With regard to the literature of the Athens, it is worthy of remark
that the time of George the Third corresponded with that of Anne in
England; and that when the style of writing south of the Tweed was
changing to another, if not to a better model, the wits of the Athens
were imitating the Tatlers and Spectators.
 
The era of the French revolution was a remarkable one in the
literature, if not particularly of the Athens, at least of the rest of
Scotland; and the reading of the pamphlets of that time, which probably
the people would have been as well without, led to the establishment of
subscription libraries throughout the country, and made those readers,
and in some measure critics, in general literature, whose whole course
of study had previously been theological. But until very recently, the
periodical literature of the Athens was hardly deserving the name. The
Athenian newspapers were always dull and spiritless, and while the
politics of the Athens remain what they are, there is no chance that
they shall become better. In the provincial parts of Scotland, I met
with several journals written with great taste, spirit, and liberality;
but in the Athens, there is only one worth naming,--the “Scotsman;” and
that, whether through fear of the party or from what other cause, I
know not, I found not to be such as I would have expected. I found it a
sensible production, certainly, and as much superior to the others as
can well be imagined; but it is by no means what would be expected from
people pretending to so much intellect, and freedom, as the party by
whom it was supported.
 
If the “Scotsman” had appeared in London, it would not have produced
almost any sensation. It would have been allowed to take its place
far down in the list of weekly journals; but in the Athens, I was
told that it excited no small degree of alarm among the official men.
Just about that time, a blow had been given to that bank influence by
which they had been in the habit of crushing every opponent to their
measures, whom they could not get indicted and brought to trial; and
this, together with the strong and general feeling against them that
was at that time spread over the country, and the appearance of a free
journal, even at the very seat of their power, which dared not merely
to dispute their principles, but even to expose their practice, was
enough to alarm those who were not accustomed to any opposition, and
whose hands were understood to be not over and above clean. When the
early numbers of the “Scotsman” were distributed over the city, spies
were appointed to dog the messengers, and take a note of those at whose
houses copies were delivered; and it was generally believed that the
lists were transcribed for the edification both of the crown lawyers
and of the Athenian magistrates.
 
But the greatest and most extraordinary step that ever was taken in
the periodical literature of the Athens, or indeed of any country, was
the appearance of the Edinburgh Review,--a work, the boldness, spirit,
and originality of which were at the time altogether unprecedented,
and which never yet have been, and probably never will be, equalled.

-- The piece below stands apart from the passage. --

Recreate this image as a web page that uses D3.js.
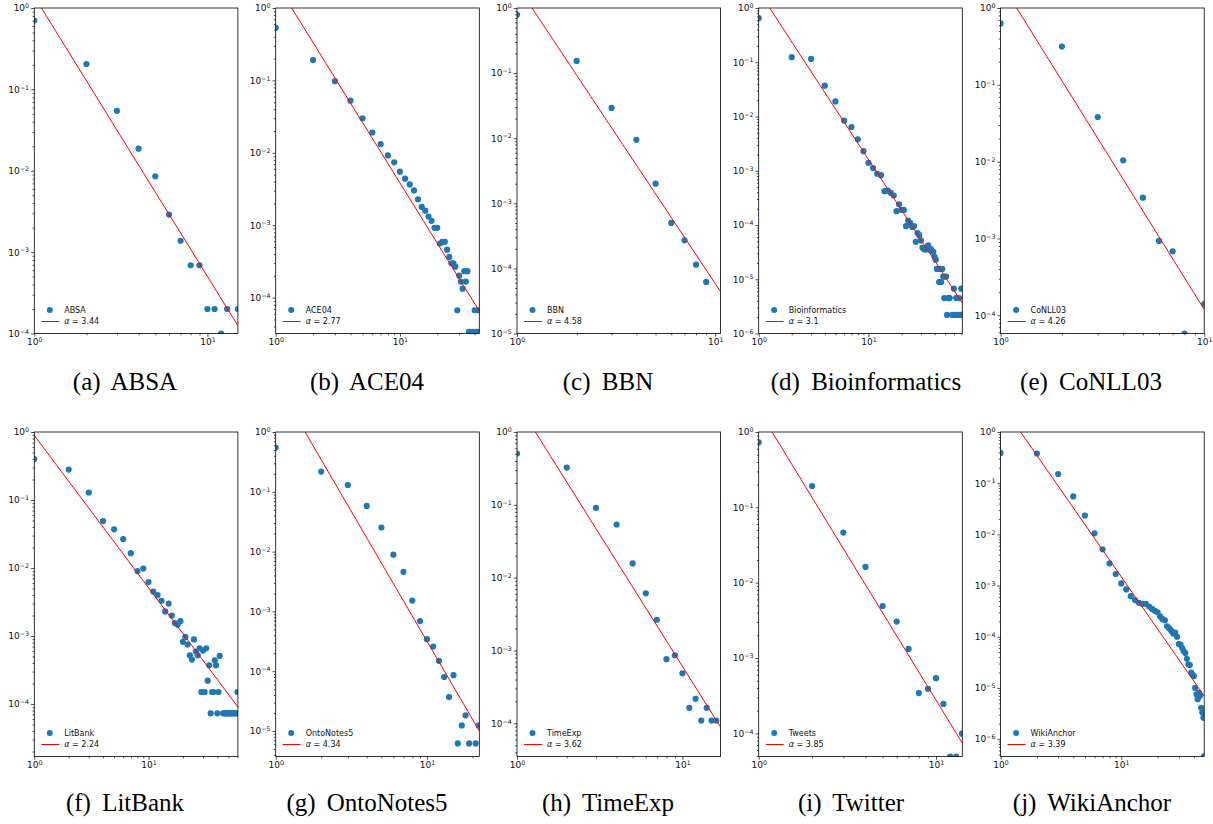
<!DOCTYPE html>
<html>
<head>
<meta charset="utf-8">
<script src="https://cdn.jsdelivr.net/npm/d3@7"></script>
<style>
  body { margin: 0; background: #fff; }
  svg { display: block; }
</style>
</head>
<body>
<svg id="chart" width="1213" height="824"></svg>
<script>
// Entity-length distributions: [length, relative frequency]
const absa = [[1,0.70],[2,0.205],[3,0.0545],[4,0.0187],[5,0.00855],[6,0.00289],[7,0.00138],[8,0.00069],[9,0.00069],[10,0.0002],[11,0.0002],[12,0.0001],[13,0.0002],[15,0.0002]];
const ace04 = [[1,0.532],[2,0.191],[3,0.0976],[4,0.0525],[5,0.030],[6,0.0191],[7,0.0132],[8,0.0092],[9,0.0074],[10,0.0055],[11,0.0044],[12,0.00366],[13,0.00303],[14,0.00228],[15,0.00179],[16,0.00159],[17,0.00132],[18,0.00115],[19,0.00092],[20,0.00092],[21,0.00056],[22,0.00059],[23,0.00059],[24,0.00046],[25,0.000365],[26,0.000298],[27,0.000298],[28,0.000268],[29,0.000067],[30,0.000202],[31,0.000167],[32,0.000133],[33,0.000232],[34,0.000167],[35,0.000232],[36,0.0000337],[37,0.0000337],[39,0.0000337],[40,0.000067],[41,0.0000337],[42,0.0000337],[43,0.000067]];
const bbn = [[1,0.79],[2,0.154],[3,0.0292],[4,0.00945],[5,0.002],[6,0.0005],[7,0.00027],[8,0.000114],[9,0.000062]];
const bioinformatics = [[1,0.65],[2,0.124],[3,0.115],[4,0.037],[5,0.019],[6,0.0084],[7,0.0064],[8,0.0038],[9,0.0023],[10,0.0014],[11,0.00112],[12,0.00088],[13,0.00083],[14,0.00042],[15,0.00043],[16,0.00039],[17,0.00035],[18,0.00018],[19,0.00024],[20,0.00019],[21,0.00019],[22,0.000095],[23,0.00012],[24,0.00011],[25,0.000092],[26,0.000095],[27,0.000049],[28,0.000071],[29,0.000065],[30,0.000052],[31,0.000038],[32,0.000036],[33,0.000035],[34,0.000037],[35,0.000042],[36,0.000035],[37,0.000036],[38,0.000033],[39,0.000032],[40,0.000026],[41,0.000023],[42,0.0000155],[43,0.0000155],[44,0.0000089],[45,0.0000155],[46,0.0000089],[47,0.0000155],[48,0.0000112],[49,0.0000045],[50,0.0000112],[51,0.0000112],[52,0.0000022],[53,0.0000045],[54,0.0000045],[55,0.0000045],[58,0.0000022],[60,0.0000067],[61,0.0000022],[63,0.0000045],[64,0.0000022],[66,0.0000022],[67,0.0000045],[69,0.0000022],[70,0.0000067],[71,0.0000022]];
const conll03 = [[1,0.63],[2,0.315],[3,0.038],[4,0.0104],[5,0.0034],[6,0.00093],[7,0.00068],[8,0.000058],[10,0.00014]];
const litbank = [[1,0.40],[2,0.28],[3,0.129],[4,0.049],[5,0.037],[6,0.0267],[7,0.0165],[8,0.0090],[9,0.0098],[10,0.0062],[11,0.0045],[12,0.0040],[13,0.0033],[14,0.0023],[15,0.0030],[16,0.0020],[17,0.00155],[18,0.00146],[19,0.00165],[20,0.00082],[21,0.00097],[22,0.00075],[23,0.00052],[24,0.00045],[25,0.00089],[26,0.00059],[27,0.00052],[28,0.00066],[29,0.00015],[30,0.00061],[31,0.00015],[32,0.00066],[33,0.00022],[34,0.00037],[35,0.000073],[36,0.00015],[37,0.00015],[38,0.00044],[39,0.00037],[40,0.000073],[41,0.00015],[42,0.00051],[45,0.000073],[46,0.000073],[47,0.000073],[48,0.000073],[49,0.000073],[50,0.000073],[51,0.000073],[52,0.000073],[53,0.000073],[55,0.000073],[56,0.000073],[58,0.000073],[59,0.000073],[60,0.00015]];
const ontonotes5 = [[1,0.55],[2,0.218],[3,0.13],[4,0.058],[5,0.0253],[6,0.0089],[7,0.0046],[8,0.00152],[9,0.00069],[10,0.000344],[11,0.000259],[12,0.000149],[13,0.00008],[14,0.000037],[15,0.000086],[16,0.0000062],[17,0.0000124],[18,0.0000183],[19,0.0000062],[21,0.0000062],[22,0.0000124]];
const timeexp = [[1,0.507],[2,0.325],[3,0.091],[4,0.0537],[5,0.0157],[6,0.0061],[7,0.00264],[8,0.00076],[9,0.00086],[10,0.000485],[11,0.000163],[12,0.000217],[13,0.000109],[14,0.000163],[15,0.000109],[16,0.000109]];
const tweets = [[1,0.73],[2,0.192],[3,0.0462],[4,0.0162],[5,0.0049],[6,0.00305],[7,0.00132],[8,0.000343],[9,0.00039],[10,0.00054],[11,0.000246],[12,0.0000493],[13,0.0000493],[14,0.000099]];
const wikianchor = [[1,0.39],[2,0.38],[3,0.151],[4,0.055],[5,0.0233],[6,0.0105],[7,0.0051],[8,0.0027],[9,0.00168],[10,0.0011],[11,0.00084],[12,0.00062],[13,0.00052],[14,0.00046],[15,0.00044],[16,0.00044],[17,0.00039],[18,0.00035],[19,0.00032],[20,0.00030],[21,0.00025],[22,0.00022],[23,0.00021],[24,0.00016],[25,0.000145],[26,0.00013],[27,0.000115],[28,0.00012],[29,0.0001],[30,0.000072],[31,0.00007],[32,0.00006],[33,0.000052],[34,0.000048],[35,0.000037],[36,0.000029],[37,0.000028],[38,0.00002],[39,0.000018],[40,0.000017],[41,0.00001],[42,0.0000075],[43,0.000006],[44,0.000008],[45,0.000007],[46,0.0000041],[47,0.0000033],[48,0.0000026],[48.5,0.00000046]];

const series = [absa, ace04, bbn, bioinformatics, conll03, litbank, ontonotes5, timeexp, tweets, wikianchor];
const legendNames = ["ABSA", "ACE04", "BBN", "Bioinformatics", "CoNLL03", "LitBank", "OntoNotes5", "TimeExp", "Tweets", "WikiAnchor"];
const captionNames = ["ABSA", "ACE04", "BBN", "Bioinformatics", "CoNLL03", "LitBank", "OntoNotes5", "TimeExp", "Twitter", "WikiAnchor"];
const letters = ["a", "b", "c", "d", "e", "f", "g", "h", "i", "j"];
// Fitted power law: p(x) = scale * x^(-alpha)
const alphas = [3.44, 2.77, 4.58, 3.1, 4.26, 2.24, 4.34, 3.62, 3.85, 3.39];
const fitScales = [1.387, 2.27, 2.22, 2.04, 2.17, 0.89, 6.97, 2.52, 1.95, 3.65];
// Axis limits
const xMaxes = [15.0, 43.6, 10.64, 71.6, 10, 60.6, 22.2, 17.0, 14.06, 48.7];
const yMins = [1e-4, 3.2e-5, 1e-5, 1e-6, 5.8e-5, 1.69e-5, 3.75e-6, 3.5e-5, 4.93e-5, 4.57e-7];

// Layout of the 2 x 5 grid
const colLeft = [34.3, 275.7, 517, 758.7, 1000.6];
const plotW = 203.6;
const rowTop = [8, 432];
const rowBottom = [333.5, 756.5];
const captionX = [[125, 367, 608, 866, 1091], [125, 367, 608, 851, 1092]];
const captionY = [390, 811];

const svg = d3.select("#chart");
const blue = "#1f77b4";
const tickFont = "'DejaVu Sans', sans-serif";

function supLabel(sel, d) {
  const e = Math.round(Math.log10(d));
  sel.text("10");
  sel.append("tspan")
    .attr("dy", "-0.5em")
    .attr("font-size", "0.7em")
    .text(e < 0 ? "\u2212" + (-e) : String(e));
}

series.forEach((data, i) => {
  const row = Math.floor(i / 5), col = i % 5;
  const L = colLeft[col], T = rowTop[row], B = rowBottom[row], W = plotW, H = B - T;
  const g = svg.append("g").attr("transform", `translate(${L},${T})`);

  const x = d3.scaleLog().domain([1, xMaxes[i]]).range([0, W]);
  const y = d3.scaleLog().domain([yMins[i], 1]).range([H, 0]);

  const clipId = "clip" + i;
  g.append("clipPath").attr("id", clipId)
    .append("rect").attr("width", W).attr("height", H);

  // major / minor tick values
  const xMajor = [], xMinor = [], yMajor = [], yMinor = [];
  for (let e = 0; e <= 2; e++) {
    const base = Math.pow(10, e);
    if (base <= xMaxes[i] * 1.0001) xMajor.push(base);
    for (let m = 2; m <= 9; m++) if (m * base <= xMaxes[i]) xMinor.push(m * base);
  }
  for (let e = -7; e <= 0; e++) {
    const base = Math.pow(10, e);
    if (base >= yMins[i] * 0.9999) yMajor.push(base);
    for (let m = 2; m <= 9; m++) if (m * base >= yMins[i] && m * base < 1) yMinor.push(m * base);
  }

  const xAxis = g.append("g").attr("transform", `translate(0,${H})`)
    .call(d3.axisBottom(x).tickValues(xMajor).tickSize(3.2).tickPadding(2).tickFormat(""));
  xAxis.selectAll(".tick text").each(function(d) { supLabel(d3.select(this), d); });
  g.append("g").attr("transform", `translate(0,${H})`)
    .call(d3.axisBottom(x).tickValues(xMinor).tickSize(1.8).tickFormat(""));

  const yAxis = g.append("g")
    .call(d3.axisLeft(y).tickValues(yMajor).tickSize(3.2).tickPadding(2).tickFormat(""));
  yAxis.selectAll(".tick text").each(function(d) { supLabel(d3.select(this), d); });
  g.append("g")
    .call(d3.axisLeft(y).tickValues(yMinor).tickSize(1.8).tickFormat(""));

  g.selectAll(".domain").remove();
  g.selectAll(".tick line").attr("stroke", "#000").attr("stroke-width", 0.7);
  g.selectAll(".tick text")
    .attr("font-family", tickFont).attr("font-size", 9).attr("fill", "#111");

  // data points
  g.append("g").attr("clip-path", `url(#${clipId})`)
    .selectAll("circle").data(data).join("circle")
    .attr("cx", d => x(d[0])).attr("cy", d => y(d[1]))
    .attr("r", 3.1).attr("fill", blue);

  // fitted power law
  const fit = [1, xMaxes[i]].map(v => [v, fitScales[i] * Math.pow(v, -alphas[i])]);
  g.append("path").attr("clip-path", `url(#${clipId})`)
    .datum(fit)
    .attr("d", d3.line().x(d => x(d[0])).y(d => y(d[1])))
    .attr("fill", "none").attr("stroke", "#ff0000").attr("stroke-width", 1);

  // frame
  g.append("rect").attr("width", W).attr("height", H)
    .attr("fill", "none").attr("stroke", "#000").attr("stroke-width", 0.8);

  // legend
  const lg = g.append("g").attr("font-family", tickFont).attr("font-size", 8).attr("fill", "#111");
  lg.append("circle").attr("cx", 15.5).attr("cy", H - 23.5).attr("r", 3).attr("fill", blue);
  lg.append("text").attr("x", 30).attr("y", H - 23.5).attr("dy", "0.35em").text(legendNames[i]);
  lg.append("line").attr("x1", 7).attr("x2", 25).attr("y1", H - 12).attr("y2", H - 12)
    .attr("stroke", "#ff0000").attr("stroke-width", 1);
  const at = lg.append("text").attr("x", 30).attr("y", H - 12).attr("dy", "0.35em");
  at.append("tspan").attr("font-style", "italic").text("\u03b1");
  at.append("tspan").text(" = " + alphas[i]);

  // sub-caption
  svg.append("text")
    .attr("x", captionX[row][col]).attr("y", captionY[row])
    .attr("text-anchor", "middle")
    .attr("font-family", "'Liberation Serif', 'Times New Roman', serif")
    .attr("font-size", 25).attr("fill", "#000")
    .attr("word-spacing", 5)
    .text(`(${letters[i]}) ${captionNames[i]}`);
});
</script>
</body>
</html>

The Edinburgh Review was happy both in the time and the manner of its
appearance. Periodical literature had been quite stagnant in the Athens
from the time of the Loungers and Mirrors; and they had become too
trifling for the awakened and agitated spirit of the age. In London
there were some reviews, but the best of them were in the hands of
religious sectaries, who puzzled themselves and plagued their readers
with questions which nobody could solve, and nobody would have taken
the trouble to solve, even if they could. The whole of them were either
tame or timid; and folks continued to buy them rather with a view of
keeping their sets unbroken till chance should introduce amendment,
than from any desire to read them. The war which had just terminated
had been expensive, and excepting those for whom offices had been
obtained, there was nobody with whom it had ever been popular; and
the war that was beginning, or begun, had not much to recommend it.

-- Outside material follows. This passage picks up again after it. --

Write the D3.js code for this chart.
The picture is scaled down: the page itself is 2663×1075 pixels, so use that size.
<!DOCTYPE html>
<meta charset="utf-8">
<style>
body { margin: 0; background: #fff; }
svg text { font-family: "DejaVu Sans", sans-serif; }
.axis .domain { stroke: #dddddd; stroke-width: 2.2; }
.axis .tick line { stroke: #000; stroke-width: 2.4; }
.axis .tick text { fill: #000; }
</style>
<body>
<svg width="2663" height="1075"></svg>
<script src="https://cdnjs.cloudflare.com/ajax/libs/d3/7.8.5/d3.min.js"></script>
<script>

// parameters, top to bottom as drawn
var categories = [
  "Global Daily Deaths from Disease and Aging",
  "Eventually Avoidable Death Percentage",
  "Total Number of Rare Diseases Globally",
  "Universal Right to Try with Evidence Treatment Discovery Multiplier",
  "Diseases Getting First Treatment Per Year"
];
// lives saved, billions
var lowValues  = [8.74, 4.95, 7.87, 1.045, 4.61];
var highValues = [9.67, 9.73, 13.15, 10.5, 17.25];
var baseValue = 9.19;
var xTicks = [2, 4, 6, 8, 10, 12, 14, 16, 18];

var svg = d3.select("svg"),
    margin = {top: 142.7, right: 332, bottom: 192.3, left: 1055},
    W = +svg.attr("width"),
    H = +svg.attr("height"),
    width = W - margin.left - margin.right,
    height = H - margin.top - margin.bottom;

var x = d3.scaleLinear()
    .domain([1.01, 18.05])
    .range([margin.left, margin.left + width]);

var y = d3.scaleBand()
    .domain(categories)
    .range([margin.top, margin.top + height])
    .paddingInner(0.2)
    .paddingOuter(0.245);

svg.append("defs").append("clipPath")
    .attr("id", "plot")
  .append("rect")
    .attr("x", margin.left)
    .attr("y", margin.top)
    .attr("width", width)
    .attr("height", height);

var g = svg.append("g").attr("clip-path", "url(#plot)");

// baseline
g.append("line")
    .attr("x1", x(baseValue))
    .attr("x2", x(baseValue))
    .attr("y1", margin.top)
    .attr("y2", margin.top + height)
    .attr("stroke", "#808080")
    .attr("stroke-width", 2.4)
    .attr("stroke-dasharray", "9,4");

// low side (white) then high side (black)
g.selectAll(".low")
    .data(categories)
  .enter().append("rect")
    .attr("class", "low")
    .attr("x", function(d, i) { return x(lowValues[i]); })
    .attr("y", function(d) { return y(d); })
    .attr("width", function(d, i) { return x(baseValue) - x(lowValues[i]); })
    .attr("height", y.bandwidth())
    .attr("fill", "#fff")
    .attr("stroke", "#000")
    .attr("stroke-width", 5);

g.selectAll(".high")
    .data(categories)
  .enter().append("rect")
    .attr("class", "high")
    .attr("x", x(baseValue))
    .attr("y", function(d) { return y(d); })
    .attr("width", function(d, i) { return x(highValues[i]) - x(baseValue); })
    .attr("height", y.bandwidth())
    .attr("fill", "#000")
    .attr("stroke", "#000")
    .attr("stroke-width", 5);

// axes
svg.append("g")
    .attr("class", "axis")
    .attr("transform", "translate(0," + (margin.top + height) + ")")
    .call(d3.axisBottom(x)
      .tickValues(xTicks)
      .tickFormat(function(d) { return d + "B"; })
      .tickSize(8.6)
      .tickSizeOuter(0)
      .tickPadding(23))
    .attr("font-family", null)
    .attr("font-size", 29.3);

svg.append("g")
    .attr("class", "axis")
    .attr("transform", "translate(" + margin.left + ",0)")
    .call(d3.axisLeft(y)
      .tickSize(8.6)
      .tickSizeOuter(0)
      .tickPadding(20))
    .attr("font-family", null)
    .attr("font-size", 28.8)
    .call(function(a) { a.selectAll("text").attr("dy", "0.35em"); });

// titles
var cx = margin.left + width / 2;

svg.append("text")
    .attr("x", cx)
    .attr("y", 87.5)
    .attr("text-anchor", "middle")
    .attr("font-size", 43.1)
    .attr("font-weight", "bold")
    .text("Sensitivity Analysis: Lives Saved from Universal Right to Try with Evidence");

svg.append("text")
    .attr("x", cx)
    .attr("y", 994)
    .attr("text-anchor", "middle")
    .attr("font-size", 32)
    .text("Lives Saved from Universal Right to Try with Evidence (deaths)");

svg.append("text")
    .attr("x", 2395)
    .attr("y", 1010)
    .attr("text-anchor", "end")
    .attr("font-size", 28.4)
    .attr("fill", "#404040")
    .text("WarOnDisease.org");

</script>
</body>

There was, indeed, much to say against the conduct of the Continental
courts, and even against that of the English administration; people
were well prepared and anxious to hear it; and there was no publication
of the day of sufficient interest in any way to divide or divert the
attention. The Review came like thunder; and to give it the more
effect, it came like thunder when the air is still, and when men are
listening.
 
Great, however, as was the talent displayed in the Review, and wide and
wonderful as was the sensation which it produced upon its very first
appearance, the Athens had little merit in it, except the mere name.

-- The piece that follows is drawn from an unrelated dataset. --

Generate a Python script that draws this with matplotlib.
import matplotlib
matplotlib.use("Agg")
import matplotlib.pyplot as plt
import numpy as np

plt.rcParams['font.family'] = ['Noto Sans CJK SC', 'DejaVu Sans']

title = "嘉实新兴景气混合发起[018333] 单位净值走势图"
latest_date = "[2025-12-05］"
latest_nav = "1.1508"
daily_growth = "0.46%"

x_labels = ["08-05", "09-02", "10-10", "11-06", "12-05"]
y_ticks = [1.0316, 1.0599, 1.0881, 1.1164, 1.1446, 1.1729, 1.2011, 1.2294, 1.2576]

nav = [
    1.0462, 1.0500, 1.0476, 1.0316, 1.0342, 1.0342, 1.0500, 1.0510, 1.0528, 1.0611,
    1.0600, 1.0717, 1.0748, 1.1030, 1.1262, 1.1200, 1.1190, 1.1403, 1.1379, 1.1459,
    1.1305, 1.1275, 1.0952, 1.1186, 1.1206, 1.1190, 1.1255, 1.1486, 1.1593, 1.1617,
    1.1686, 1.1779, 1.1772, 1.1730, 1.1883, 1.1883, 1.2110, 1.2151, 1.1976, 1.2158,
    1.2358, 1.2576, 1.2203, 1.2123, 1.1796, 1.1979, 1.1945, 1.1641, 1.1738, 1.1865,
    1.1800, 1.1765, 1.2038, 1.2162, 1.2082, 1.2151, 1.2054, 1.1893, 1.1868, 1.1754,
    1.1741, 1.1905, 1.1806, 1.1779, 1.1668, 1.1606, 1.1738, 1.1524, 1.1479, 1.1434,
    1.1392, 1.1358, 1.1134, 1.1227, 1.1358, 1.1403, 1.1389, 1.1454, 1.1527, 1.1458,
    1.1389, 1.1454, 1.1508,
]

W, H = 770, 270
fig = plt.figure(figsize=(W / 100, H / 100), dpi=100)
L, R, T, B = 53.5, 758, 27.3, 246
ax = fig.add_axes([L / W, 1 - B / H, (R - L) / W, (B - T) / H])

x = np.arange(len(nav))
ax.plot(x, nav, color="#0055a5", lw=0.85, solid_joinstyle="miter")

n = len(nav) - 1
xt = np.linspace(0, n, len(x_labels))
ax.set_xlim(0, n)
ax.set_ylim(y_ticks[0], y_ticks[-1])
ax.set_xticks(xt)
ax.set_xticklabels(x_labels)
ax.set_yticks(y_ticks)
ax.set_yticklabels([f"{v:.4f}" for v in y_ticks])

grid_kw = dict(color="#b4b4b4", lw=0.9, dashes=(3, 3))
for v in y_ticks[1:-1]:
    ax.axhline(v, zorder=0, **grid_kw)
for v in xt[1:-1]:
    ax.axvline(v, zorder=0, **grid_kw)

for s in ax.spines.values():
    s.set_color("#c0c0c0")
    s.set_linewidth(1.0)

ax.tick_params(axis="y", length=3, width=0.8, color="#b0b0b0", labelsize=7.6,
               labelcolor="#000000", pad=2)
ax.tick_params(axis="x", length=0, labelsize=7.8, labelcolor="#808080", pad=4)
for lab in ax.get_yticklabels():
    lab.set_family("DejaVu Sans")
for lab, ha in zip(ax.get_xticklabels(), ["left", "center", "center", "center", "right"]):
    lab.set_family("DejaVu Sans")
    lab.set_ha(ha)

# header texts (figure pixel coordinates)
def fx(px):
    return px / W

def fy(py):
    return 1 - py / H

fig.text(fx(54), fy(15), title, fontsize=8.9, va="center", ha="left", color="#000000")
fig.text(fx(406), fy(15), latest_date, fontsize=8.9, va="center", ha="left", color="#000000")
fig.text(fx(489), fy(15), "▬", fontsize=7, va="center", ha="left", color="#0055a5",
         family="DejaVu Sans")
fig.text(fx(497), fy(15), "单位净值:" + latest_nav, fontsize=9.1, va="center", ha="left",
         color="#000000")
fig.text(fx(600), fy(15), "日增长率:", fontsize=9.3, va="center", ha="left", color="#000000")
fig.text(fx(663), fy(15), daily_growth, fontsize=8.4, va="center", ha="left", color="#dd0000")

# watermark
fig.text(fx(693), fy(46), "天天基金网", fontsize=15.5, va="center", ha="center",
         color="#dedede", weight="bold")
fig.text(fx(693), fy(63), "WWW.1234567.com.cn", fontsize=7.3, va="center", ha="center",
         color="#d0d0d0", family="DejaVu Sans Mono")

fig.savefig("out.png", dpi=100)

The publisher, though he subsequently rose as high in that trade as
any English publisher of the time, was then but a young man, not much
known, and not much recognised or esteemed by the Athenians; the editor
was also a young man, recently returned from England; and the most
spirited contributors to the very early numbers, had by no means had
their minds formed upon the Athenian model. The effect which the Review
produced was also not perhaps so great in the Athens as in London;
and it was only when it had taken its place in the literary world,
and the acknowledgment of it was an honour, that the Athenians began
to identify it with themselves, and at no time was the identification
general,--nor could the whole talent of the Athens, even when in its
best days, have supported the Review for a single year.
 
Besides, though the real ability of the Edinburgh Review was great,
the vast popularity which it so speedily obtained, and the brilliant
course which it ran, were unquestionably more owing to the novelty of
its plan, and the fact of its advocating those political principles
which were agreeable to the majority of people at the time, than to its
merits.
 
One cause of the rise of the Edinburgh Review, and perhaps also one
cause of its comparative fall, is the uniformity with which it has
all along followed the Whig party. Before that party got into office,
and when, in consequence of their boldness and lofty pretensions as
oppositionists, the opinions of the Edinburgh Review,--at least, its
political opinions,--which were all along the ones upon which the
greater part of its celebrity rested,--were by many received as the
infallible oracles of truth; and when the trial which the country had
had of that party shook them a little in public estimation, though
the Review received a shock along with them, it still retained a
considerable portion of its influence. But, as the opinions of men
became a little more liberal, and the frequency of disappointment
made them more and more suspicious of all parties, some Jesuitical
articles in the Review, on the subjects of representation and reform,
shook the confidence of the people in it; while, much about the same
time, or, at least, not long afterwards, the failure of its prophecies
with regard to the ultimate success of Buonaparte, laid it open to
the attacks of the Tories. For the first of these suspicions, there
appeared to be but too much foundation; and though the latter was more
Jesuitical than just, still it was the interest of the parties to press
it to extremity. When the Edinburgh Review predicted the ultimate
triumph of Napoleon, it did not, of course, anticipate, that he would,
with the example of Charles XII. before him, undertake so hazardous
an enterprise as a winter campaign into the interior of Russia; but
the Review did not enter a caveat against such an excursion; and,
therefore, it was held as prophesying in the face of this as well as of
all the other chances.
 
I have noticed those circumstances with a view of showing, not only
that the absolute literary merits of the Edinburgh Review were not the
sole cause of its popularity, but that even though they had, the merit
does not in whole, or even in the greater part, belong to the Athens.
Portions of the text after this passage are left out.